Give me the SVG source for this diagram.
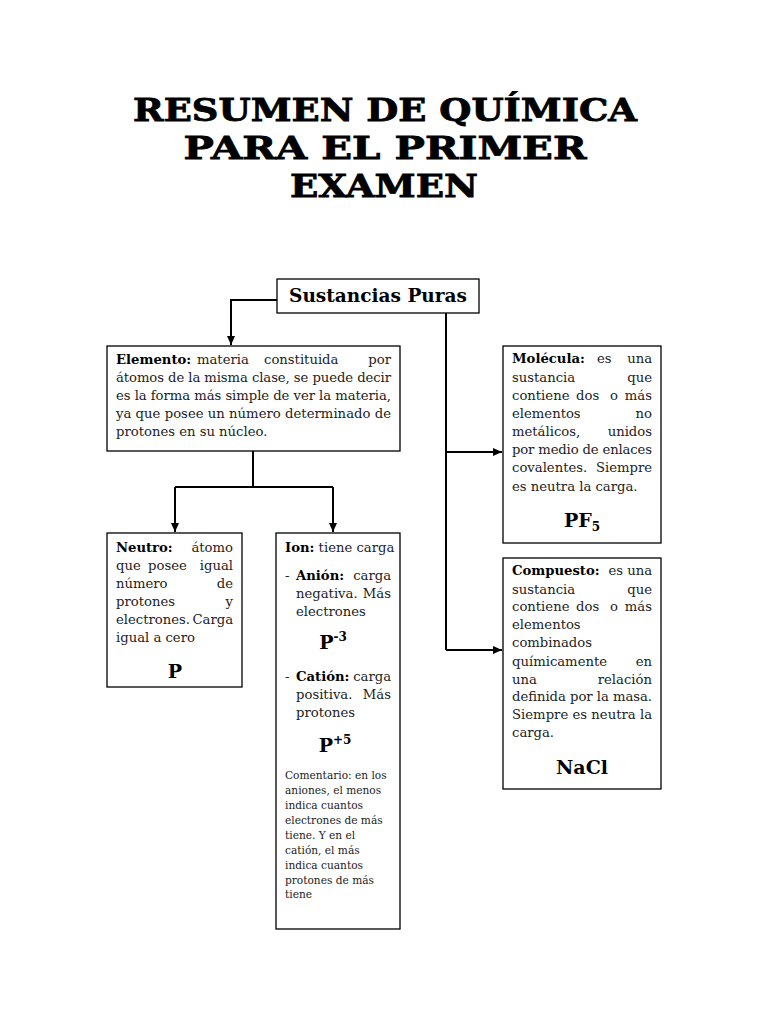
<svg xmlns="http://www.w3.org/2000/svg" width="768" height="1024" viewBox="0 0 768 1024">
<defs>
<style>
.box{fill:#fff;stroke:#000;stroke-width:1.3}
.t{font-family:"DejaVu Serif","Liberation Serif",serif;font-size:13.2px;fill:#222}
.b{font-weight:bold;fill:#000}
.e{text-anchor:end}
.big{font-family:"DejaVu Serif","Liberation Serif",serif;font-size:19px;font-weight:bold;fill:#000;text-anchor:middle}
.sm{font-family:"DejaVu Serif","Liberation Serif",serif;font-size:10.6px;fill:#222}
.title{font-family:"DejaVu Serif","Liberation Serif",serif;font-size:31px;font-weight:900;fill:#000;stroke:#000;stroke-width:0.8;text-anchor:middle}
.c{fill:none;stroke:#000;stroke-width:2}
</style>
<marker id="ah" markerUnits="userSpaceOnUse" markerWidth="10" markerHeight="10" refX="9" refY="5" orient="auto">
<path d="M0,1 L9,5 L0,9 Z" fill="#000"/>
</marker>
</defs>
<rect width="768" height="1024" fill="#fff"/>

<g id="title">
<text class="title" x="385" y="121" textLength="504" lengthAdjust="spacingAndGlyphs">RESUMEN DE QUÍMICA</text>
<text class="title" x="385" y="159" textLength="403" lengthAdjust="spacingAndGlyphs">PARA EL PRIMER</text>
<text class="title" x="384" y="197" textLength="188" lengthAdjust="spacingAndGlyphs">EXAMEN</text>
</g>

<g id="connectors">
<path class="c" d="M277,300 H231 V345" marker-end="url(#ah)"/>
<path class="c" d="M253,451 V487 M175,487 H333"/>
<path class="c" d="M175,487 V532" marker-end="url(#ah)"/>
<path class="c" d="M333,487 V532" marker-end="url(#ah)"/>
<path class="c" d="M446,313 V650"/>
<path class="c" d="M446,452 H502" marker-end="url(#ah)"/>
<path class="c" d="M446,650 H502" marker-end="url(#ah)"/>
</g>

<g id="sustancias">
<rect class="box" x="277" y="279" width="202" height="34"/>
<text x="378" y="302" font-family="DejaVu Serif, Liberation Serif, serif" font-size="18.5" font-weight="bold" text-anchor="middle">Sustancias Puras</text>
</g>

<g id="elemento">
<rect class="box" x="107" y="346" width="293" height="105"/>
<text class="t b" x="116" y="364">Elemento:</text>
<text class="t" x="197" y="364">materia</text>
<text class="t" x="264" y="364">constituida</text>
<text class="t e" x="391" y="364">por</text>
<text class="t" x="116" y="382" textLength="275" lengthAdjust="spacing">átomos de la misma clase, se puede decir</text>
<text class="t" x="116" y="400" textLength="275" lengthAdjust="spacing">es la forma más simple de ver la materia,</text>
<text class="t" x="116" y="418" textLength="275" lengthAdjust="spacing">ya que posee un número determinado de</text>
<text class="t" x="116" y="436">protones en su núcleo.</text>
</g>

<g id="neutro">
<rect class="box" x="107" y="533" width="135" height="154"/>
<text class="t b" x="116" y="552">Neutro:</text>
<text class="t e" x="233" y="552">átomo</text>
<text class="t" x="116" y="570">que</text>
<text class="t" x="148" y="570">posee</text>
<text class="t e" x="233" y="570">igual</text>
<text class="t" x="116" y="588">número</text>
<text class="t e" x="233" y="588">de</text>
<text class="t" x="116" y="606">protones</text>
<text class="t e" x="233" y="606">y</text>
<text class="t" x="116" y="624">electrones.</text>
<text class="t e" x="233" y="624">Carga</text>
<text class="t" x="116" y="642">igual a cero</text>
<text class="big" x="175" y="678">P</text>
</g>

<g id="ion">
<rect class="box" x="276" y="533" width="124" height="396"/>
<text class="t" x="285" y="552"><tspan class="b">Ion:</tspan> tiene carga</text>
<text class="t" x="285" y="580">-</text>
<text class="t b" x="296" y="580">Anión:</text>
<text class="t e" x="391" y="580">carga</text>
<text class="t" x="296" y="598">negativa.</text>
<text class="t e" x="391" y="598">Más</text>
<text class="t" x="296" y="616">electrones</text>
<text class="big" x="333" y="649">P<tspan font-size="12" dy="-8">-3</tspan></text>
<text class="t" x="285" y="681">-</text>
<text class="t b" x="296" y="681">Catión:</text>
<text class="t e" x="391" y="681">carga</text>
<text class="t" x="296" y="699">positiva.</text>
<text class="t e" x="391" y="699">Más</text>
<text class="t" x="296" y="717">protones</text>
<text class="big" x="335" y="752">P<tspan font-size="12" dy="-8">+5</tspan></text>
<text class="sm" x="285" y="779">Comentario: en los</text>
<text class="sm" x="285" y="794">aniones, el menos</text>
<text class="sm" x="285" y="809">indica cuantos</text>
<text class="sm" x="285" y="824">electrones de más</text>
<text class="sm" x="285" y="839">tiene. Y en el</text>
<text class="sm" x="285" y="854">catión, el más</text>
<text class="sm" x="285" y="869">indica cuantos</text>
<text class="sm" x="285" y="884">protones de más</text>
<text class="sm" x="285" y="898">tiene</text>
</g>

<g id="molecula">
<rect class="box" x="503" y="346" width="158" height="197"/>
<text class="t b" x="512" y="363">Molécula:</text>
<text class="t" x="597" y="363">es</text>
<text class="t e" x="652" y="363">una</text>
<text class="t" x="512" y="382">sustancia</text>
<text class="t e" x="652" y="382">que</text>
<text class="t" x="512" y="400">contiene</text>
<text class="t" x="576" y="400">dos</text>
<text class="t" x="610" y="400">o</text>
<text class="t e" x="652" y="400">más</text>
<text class="t" x="512" y="418">elementos</text>
<text class="t e" x="652" y="418">no</text>
<text class="t" x="512" y="436">metálicos,</text>
<text class="t e" x="652" y="436">unidos</text>
<text class="t" x="512" y="454" textLength="140" lengthAdjust="spacing">por medio de enlaces</text>
<text class="t" x="512" y="472">covalentes.</text>
<text class="t e" x="652" y="472">Siempre</text>
<text class="t" x="512" y="491">es neutra la carga.</text>
<text class="big" x="582" y="527">PF<tspan font-size="12" dy="4">5</tspan></text>
</g>

<g id="compuesto">
<rect class="box" x="503" y="558" width="158" height="231"/>
<text class="t b" x="512" y="575">Compuesto:</text>
<text class="t e" x="652" y="575">es una</text>
<text class="t" x="512" y="594">sustancia</text>
<text class="t e" x="652" y="594">que</text>
<text class="t" x="512" y="611">contiene</text>
<text class="t" x="576" y="611">dos</text>
<text class="t" x="610" y="611">o</text>
<text class="t e" x="652" y="611">más</text>
<text class="t" x="512" y="629">elementos</text>
<text class="t" x="512" y="647">combinados</text>
<text class="t" x="512" y="666">químicamente</text>
<text class="t e" x="652" y="666">en</text>
<text class="t" x="512" y="684">una</text>
<text class="t e" x="652" y="684">relación</text>
<text class="t" x="512" y="701" textLength="140" lengthAdjust="spacing">definida por la masa.</text>
<text class="t" x="512" y="719" textLength="140" lengthAdjust="spacing">Siempre es neutra la</text>
<text class="t" x="512" y="737">carga.</text>
<text class="big" x="582" y="774">NaCl</text>
</g>
</svg>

================

## Task details:
Transcribe the material exactly, keeping every word and none of the pictures.

## Full answer:
Give me the SVG source for this diagram.
<svg xmlns="http://www.w3.org/2000/svg" width="768" height="1024" viewBox="0 0 768 1024">
<defs>
<style>
.box{fill:#fff;stroke:#000;stroke-width:1.3}
.t{font-family:"DejaVu Serif","Liberation Serif",serif;font-size:13.2px;fill:#222}
.b{font-weight:bold;fill:#000}
.e{text-anchor:end}
.big{font-family:"DejaVu Serif","Liberation Serif",serif;font-size:19px;font-weight:bold;fill:#000;text-anchor:middle}
.sm{font-family:"DejaVu Serif","Liberation Serif",serif;font-size:10.6px;fill:#222}
.title{font-family:"DejaVu Serif","Liberation Serif",serif;font-size:31px;font-weight:900;fill:#000;stroke:#000;stroke-width:0.8;text-anchor:middle}
.c{fill:none;stroke:#000;stroke-width:2}
</style>
<marker id="ah" markerUnits="userSpaceOnUse" markerWidth="10" markerHeight="10" refX="9" refY="5" orient="auto">
<path d="M0,1 L9,5 L0,9 Z" fill="#000"/>
</marker>
</defs>
<rect width="768" height="1024" fill="#fff"/>

<g id="title">
<text class="title" x="385" y="121" textLength="504" lengthAdjust="spacingAndGlyphs">RESUMEN DE QUÍMICA</text>
<text class="title" x="385" y="159" textLength="403" lengthAdjust="spacingAndGlyphs">PARA EL PRIMER</text>
<text class="title" x="384" y="197" textLength="188" lengthAdjust="spacingAndGlyphs">EXAMEN</text>
</g>

<g id="connectors">
<path class="c" d="M277,300 H231 V345" marker-end="url(#ah)"/>
<path class="c" d="M253,451 V487 M175,487 H333"/>
<path class="c" d="M175,487 V532" marker-end="url(#ah)"/>
<path class="c" d="M333,487 V532" marker-end="url(#ah)"/>
<path class="c" d="M446,313 V650"/>
<path class="c" d="M446,452 H502" marker-end="url(#ah)"/>
<path class="c" d="M446,650 H502" marker-end="url(#ah)"/>
</g>

<g id="sustancias">
<rect class="box" x="277" y="279" width="202" height="34"/>
<text x="378" y="302" font-family="DejaVu Serif, Liberation Serif, serif" font-size="18.5" font-weight="bold" text-anchor="middle">Sustancias Puras</text>
</g>

<g id="elemento">
<rect class="box" x="107" y="346" width="293" height="105"/>
<text class="t b" x="116" y="364">Elemento:</text>
<text class="t" x="197" y="364">materia</text>
<text class="t" x="264" y="364">constituida</text>
<text class="t e" x="391" y="364">por</text>
<text class="t" x="116" y="382" textLength="275" lengthAdjust="spacing">átomos de la misma clase, se puede decir</text>
<text class="t" x="116" y="400" textLength="275" lengthAdjust="spacing">es la forma más simple de ver la materia,</text>
<text class="t" x="116" y="418" textLength="275" lengthAdjust="spacing">ya que posee un número determinado de</text>
<text class="t" x="116" y="436">protones en su núcleo.</text>
</g>

<g id="neutro">
<rect class="box" x="107" y="533" width="135" height="154"/>
<text class="t b" x="116" y="552">Neutro:</text>
<text class="t e" x="233" y="552">átomo</text>
<text class="t" x="116" y="570">que</text>
<text class="t" x="148" y="570">posee</text>
<text class="t e" x="233" y="570">igual</text>
<text class="t" x="116" y="588">número</text>
<text class="t e" x="233" y="588">de</text>
<text class="t" x="116" y="606">protones</text>
<text class="t e" x="233" y="606">y</text>
<text class="t" x="116" y="624">electrones.</text>
<text class="t e" x="233" y="624">Carga</text>
<text class="t" x="116" y="642">igual a cero</text>
<text class="big" x="175" y="678">P</text>
</g>

<g id="ion">
<rect class="box" x="276" y="533" width="124" height="396"/>
<text class="t" x="285" y="552"><tspan class="b">Ion:</tspan> tiene carga</text>
<text class="t" x="285" y="580">-</text>
<text class="t b" x="296" y="580">Anión:</text>
<text class="t e" x="391" y="580">carga</text>
<text class="t" x="296" y="598">negativa.</text>
<text class="t e" x="391" y="598">Más</text>
<text class="t" x="296" y="616">electrones</text>
<text class="big" x="333" y="649">P<tspan font-size="12" dy="-8">-3</tspan></text>
<text class="t" x="285" y="681">-</text>
<text class="t b" x="296" y="681">Catión:</text>
<text class="t e" x="391" y="681">carga</text>
<text class="t" x="296" y="699">positiva.</text>
<text class="t e" x="391" y="699">Más</text>
<text class="t" x="296" y="717">protones</text>
<text class="big" x="335" y="752">P<tspan font-size="12" dy="-8">+5</tspan></text>
<text class="sm" x="285" y="779">Comentario: en los</text>
<text class="sm" x="285" y="794">aniones, el menos</text>
<text class="sm" x="285" y="809">indica cuantos</text>
<text class="sm" x="285" y="824">electrones de más</text>
<text class="sm" x="285" y="839">tiene. Y en el</text>
<text class="sm" x="285" y="854">catión, el más</text>
<text class="sm" x="285" y="869">indica cuantos</text>
<text class="sm" x="285" y="884">protones de más</text>
<text class="sm" x="285" y="898">tiene</text>
</g>

<g id="molecula">
<rect class="box" x="503" y="346" width="158" height="197"/>
<text class="t b" x="512" y="363">Molécula:</text>
<text class="t" x="597" y="363">es</text>
<text class="t e" x="652" y="363">una</text>
<text class="t" x="512" y="382">sustancia</text>
<text class="t e" x="652" y="382">que</text>
<text class="t" x="512" y="400">contiene</text>
<text class="t" x="576" y="400">dos</text>
<text class="t" x="610" y="400">o</text>
<text class="t e" x="652" y="400">más</text>
<text class="t" x="512" y="418">elementos</text>
<text class="t e" x="652" y="418">no</text>
<text class="t" x="512" y="436">metálicos,</text>
<text class="t e" x="652" y="436">unidos</text>
<text class="t" x="512" y="454" textLength="140" lengthAdjust="spacing">por medio de enlaces</text>
<text class="t" x="512" y="472">covalentes.</text>
<text class="t e" x="652" y="472">Siempre</text>
<text class="t" x="512" y="491">es neutra la carga.</text>
<text class="big" x="582" y="527">PF<tspan font-size="12" dy="4">5</tspan></text>
</g>

<g id="compuesto">
<rect class="box" x="503" y="558" width="158" height="231"/>
<text class="t b" x="512" y="575">Compuesto:</text>
<text class="t e" x="652" y="575">es una</text>
<text class="t" x="512" y="594">sustancia</text>
<text class="t e" x="652" y="594">que</text>
<text class="t" x="512" y="611">contiene</text>
<text class="t" x="576" y="611">dos</text>
<text class="t" x="610" y="611">o</text>
<text class="t e" x="652" y="611">más</text>
<text class="t" x="512" y="629">elementos</text>
<text class="t" x="512" y="647">combinados</text>
<text class="t" x="512" y="666">químicamente</text>
<text class="t e" x="652" y="666">en</text>
<text class="t" x="512" y="684">una</text>
<text class="t e" x="652" y="684">relación</text>
<text class="t" x="512" y="701" textLength="140" lengthAdjust="spacing">definida por la masa.</text>
<text class="t" x="512" y="719" textLength="140" lengthAdjust="spacing">Siempre es neutra la</text>
<text class="t" x="512" y="737">carga.</text>
<text class="big" x="582" y="774">NaCl</text>
</g>
</svg>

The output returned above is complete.